> _INSTRUCTIONS FOR THE TASK_
Print exactly what lies from the line with "What Apache ECharts" down to the line with "96.6, 96.6, 96.6];", counting both of those lines, but not the pictures.

> _INFORMATION SUPPLIED_
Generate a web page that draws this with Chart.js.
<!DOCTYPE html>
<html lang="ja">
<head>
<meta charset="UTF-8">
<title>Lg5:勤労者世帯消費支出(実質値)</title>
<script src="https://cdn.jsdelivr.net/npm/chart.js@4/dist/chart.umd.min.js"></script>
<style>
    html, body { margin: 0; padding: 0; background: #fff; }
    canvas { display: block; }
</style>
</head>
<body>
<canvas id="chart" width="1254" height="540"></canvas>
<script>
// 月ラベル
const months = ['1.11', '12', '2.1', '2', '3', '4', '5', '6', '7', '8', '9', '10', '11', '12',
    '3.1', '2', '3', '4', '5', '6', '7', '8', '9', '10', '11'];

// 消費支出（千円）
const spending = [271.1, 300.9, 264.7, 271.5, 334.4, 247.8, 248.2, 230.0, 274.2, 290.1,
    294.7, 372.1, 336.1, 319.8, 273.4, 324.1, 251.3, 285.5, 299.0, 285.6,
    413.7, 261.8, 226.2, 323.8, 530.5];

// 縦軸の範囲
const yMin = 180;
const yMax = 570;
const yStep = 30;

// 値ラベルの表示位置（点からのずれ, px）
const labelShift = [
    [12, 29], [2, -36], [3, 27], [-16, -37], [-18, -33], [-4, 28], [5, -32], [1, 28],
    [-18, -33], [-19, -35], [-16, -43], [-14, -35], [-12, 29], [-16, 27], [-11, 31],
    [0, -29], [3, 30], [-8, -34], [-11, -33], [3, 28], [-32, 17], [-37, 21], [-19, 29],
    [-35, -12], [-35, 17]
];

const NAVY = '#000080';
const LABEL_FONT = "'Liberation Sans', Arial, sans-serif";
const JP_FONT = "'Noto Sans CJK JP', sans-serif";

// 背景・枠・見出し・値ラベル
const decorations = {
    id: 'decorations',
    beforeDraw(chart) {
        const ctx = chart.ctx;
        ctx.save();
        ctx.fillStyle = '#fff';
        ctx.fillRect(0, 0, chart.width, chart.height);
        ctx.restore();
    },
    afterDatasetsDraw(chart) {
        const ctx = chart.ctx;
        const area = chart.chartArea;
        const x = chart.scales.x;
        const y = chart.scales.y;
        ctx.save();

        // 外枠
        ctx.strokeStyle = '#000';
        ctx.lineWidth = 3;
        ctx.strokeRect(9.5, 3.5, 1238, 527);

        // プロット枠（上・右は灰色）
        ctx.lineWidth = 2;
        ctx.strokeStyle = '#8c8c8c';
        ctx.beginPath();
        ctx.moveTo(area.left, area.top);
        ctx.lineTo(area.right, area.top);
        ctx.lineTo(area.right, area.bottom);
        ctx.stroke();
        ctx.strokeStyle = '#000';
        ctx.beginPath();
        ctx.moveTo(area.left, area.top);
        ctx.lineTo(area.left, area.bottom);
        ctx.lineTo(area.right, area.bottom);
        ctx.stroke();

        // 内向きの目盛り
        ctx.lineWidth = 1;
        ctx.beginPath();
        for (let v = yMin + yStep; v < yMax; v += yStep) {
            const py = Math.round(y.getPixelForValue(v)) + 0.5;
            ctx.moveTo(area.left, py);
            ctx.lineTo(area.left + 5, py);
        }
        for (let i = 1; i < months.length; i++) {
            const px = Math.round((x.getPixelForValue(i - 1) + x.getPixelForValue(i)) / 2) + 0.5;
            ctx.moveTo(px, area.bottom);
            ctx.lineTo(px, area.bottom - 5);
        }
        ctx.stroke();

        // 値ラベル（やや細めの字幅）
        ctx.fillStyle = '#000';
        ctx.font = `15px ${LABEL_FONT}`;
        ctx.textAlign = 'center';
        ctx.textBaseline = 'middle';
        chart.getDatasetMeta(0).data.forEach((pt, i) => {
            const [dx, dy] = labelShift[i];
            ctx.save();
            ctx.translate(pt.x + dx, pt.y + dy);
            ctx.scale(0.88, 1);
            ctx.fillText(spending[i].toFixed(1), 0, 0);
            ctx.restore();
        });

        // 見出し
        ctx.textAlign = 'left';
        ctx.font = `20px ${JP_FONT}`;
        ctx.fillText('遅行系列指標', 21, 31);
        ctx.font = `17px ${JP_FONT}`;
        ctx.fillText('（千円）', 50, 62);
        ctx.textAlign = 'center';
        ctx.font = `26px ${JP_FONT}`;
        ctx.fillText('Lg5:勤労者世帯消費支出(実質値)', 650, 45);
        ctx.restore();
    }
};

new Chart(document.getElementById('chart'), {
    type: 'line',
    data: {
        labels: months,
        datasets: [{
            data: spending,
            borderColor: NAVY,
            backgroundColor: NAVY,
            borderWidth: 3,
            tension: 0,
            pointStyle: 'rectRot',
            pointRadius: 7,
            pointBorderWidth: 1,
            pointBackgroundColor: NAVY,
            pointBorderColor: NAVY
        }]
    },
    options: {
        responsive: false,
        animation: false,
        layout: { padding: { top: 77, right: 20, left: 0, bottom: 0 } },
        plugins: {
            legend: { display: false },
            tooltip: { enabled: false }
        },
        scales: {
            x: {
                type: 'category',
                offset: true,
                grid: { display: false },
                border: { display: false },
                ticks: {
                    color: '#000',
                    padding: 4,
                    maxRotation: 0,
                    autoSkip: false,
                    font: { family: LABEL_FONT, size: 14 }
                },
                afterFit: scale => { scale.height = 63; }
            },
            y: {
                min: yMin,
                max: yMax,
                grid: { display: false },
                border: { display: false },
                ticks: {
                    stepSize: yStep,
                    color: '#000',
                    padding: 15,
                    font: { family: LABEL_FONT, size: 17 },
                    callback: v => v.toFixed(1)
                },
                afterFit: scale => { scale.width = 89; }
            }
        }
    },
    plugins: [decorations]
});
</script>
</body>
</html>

---

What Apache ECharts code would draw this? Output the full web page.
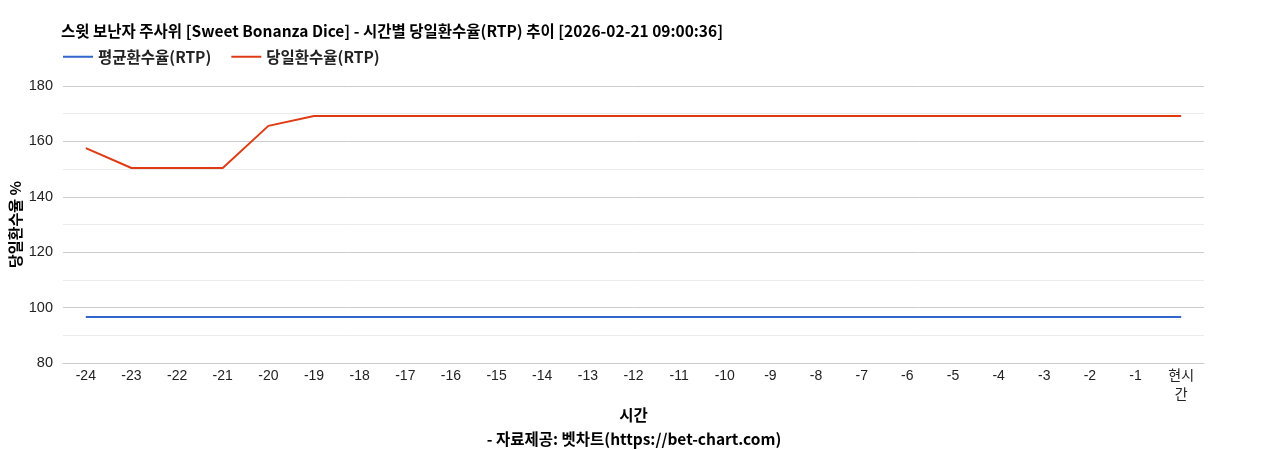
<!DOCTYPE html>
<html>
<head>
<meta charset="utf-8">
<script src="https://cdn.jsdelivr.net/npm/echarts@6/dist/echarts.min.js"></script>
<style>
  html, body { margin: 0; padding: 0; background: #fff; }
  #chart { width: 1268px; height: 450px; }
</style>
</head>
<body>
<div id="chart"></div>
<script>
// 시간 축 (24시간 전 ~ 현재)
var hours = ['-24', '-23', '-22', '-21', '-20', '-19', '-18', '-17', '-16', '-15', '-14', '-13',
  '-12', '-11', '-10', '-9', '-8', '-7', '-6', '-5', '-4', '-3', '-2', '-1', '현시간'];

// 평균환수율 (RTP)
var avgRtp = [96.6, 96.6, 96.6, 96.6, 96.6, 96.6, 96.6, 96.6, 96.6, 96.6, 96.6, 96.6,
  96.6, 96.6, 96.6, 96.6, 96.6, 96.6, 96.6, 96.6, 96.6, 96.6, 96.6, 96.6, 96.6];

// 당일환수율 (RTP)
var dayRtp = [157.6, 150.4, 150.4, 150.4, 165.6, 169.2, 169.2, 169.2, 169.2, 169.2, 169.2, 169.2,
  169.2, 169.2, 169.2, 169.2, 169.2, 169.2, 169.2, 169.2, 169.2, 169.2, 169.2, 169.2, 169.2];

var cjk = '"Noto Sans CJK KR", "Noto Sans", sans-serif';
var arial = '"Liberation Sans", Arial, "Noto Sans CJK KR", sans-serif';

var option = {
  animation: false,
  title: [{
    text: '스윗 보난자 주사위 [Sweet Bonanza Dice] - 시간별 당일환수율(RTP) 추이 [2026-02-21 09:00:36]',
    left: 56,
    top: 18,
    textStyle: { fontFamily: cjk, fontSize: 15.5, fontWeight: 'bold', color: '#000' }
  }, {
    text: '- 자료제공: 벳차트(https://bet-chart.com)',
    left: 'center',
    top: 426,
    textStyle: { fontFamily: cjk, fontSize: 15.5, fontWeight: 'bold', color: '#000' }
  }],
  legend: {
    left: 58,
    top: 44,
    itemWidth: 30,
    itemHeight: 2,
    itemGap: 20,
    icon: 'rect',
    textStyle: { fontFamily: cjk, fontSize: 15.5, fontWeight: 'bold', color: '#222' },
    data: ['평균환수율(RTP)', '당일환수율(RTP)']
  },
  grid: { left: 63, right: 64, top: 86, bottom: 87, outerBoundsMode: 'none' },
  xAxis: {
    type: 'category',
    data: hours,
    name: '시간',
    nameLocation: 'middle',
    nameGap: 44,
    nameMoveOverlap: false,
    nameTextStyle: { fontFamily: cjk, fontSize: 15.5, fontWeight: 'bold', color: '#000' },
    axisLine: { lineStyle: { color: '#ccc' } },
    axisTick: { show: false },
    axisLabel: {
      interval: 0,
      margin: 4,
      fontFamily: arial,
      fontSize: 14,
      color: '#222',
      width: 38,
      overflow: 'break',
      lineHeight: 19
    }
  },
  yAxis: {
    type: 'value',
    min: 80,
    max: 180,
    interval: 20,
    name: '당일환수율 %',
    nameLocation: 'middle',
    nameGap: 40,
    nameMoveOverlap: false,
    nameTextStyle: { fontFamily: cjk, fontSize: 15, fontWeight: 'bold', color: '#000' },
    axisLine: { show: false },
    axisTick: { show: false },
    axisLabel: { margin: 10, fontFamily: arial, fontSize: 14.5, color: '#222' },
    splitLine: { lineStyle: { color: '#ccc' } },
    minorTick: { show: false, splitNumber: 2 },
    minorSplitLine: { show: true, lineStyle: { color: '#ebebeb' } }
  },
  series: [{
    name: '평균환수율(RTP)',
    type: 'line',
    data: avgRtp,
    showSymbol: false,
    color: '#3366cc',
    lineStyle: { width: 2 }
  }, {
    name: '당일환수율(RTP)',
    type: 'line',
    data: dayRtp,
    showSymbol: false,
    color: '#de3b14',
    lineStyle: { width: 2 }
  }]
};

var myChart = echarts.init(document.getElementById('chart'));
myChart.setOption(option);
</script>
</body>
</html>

> _EXERCISE ANSWER_
What Apache ECharts code would draw this? Output the full web page.
<!DOCTYPE html>
<html>
<head>
<meta charset="utf-8">
<script src="https://cdn.jsdelivr.net/npm/echarts@6/dist/echarts.min.js"></script>
<style>
  html, body { margin: 0; padding: 0; background: #fff; }
  #chart { width: 1268px; height: 450px; }
</style>
</head>
<body>
<div id="chart"></div>
<script>
// 시간 축 (24시간 전 ~ 현재)
var hours = ['-24', '-23', '-22', '-21', '-20', '-19', '-18', '-17', '-16', '-15', '-14', '-13',
  '-12', '-11', '-10', '-9', '-8', '-7', '-6', '-5', '-4', '-3', '-2', '-1', '현시간'];

// 평균환수율 (RTP)
var avgRtp = [96.6, 96.6, 96.6, 96.6, 96.6, 96.6, 96.6, 96.6, 96.6, 96.6, 96.6, 96.6,
  96.6, 96.6, 96.6, 96.6, 96.6, 96.6, 96.6, 96.6, 96.6, 96.6, 96.6, 96.6, 96.6];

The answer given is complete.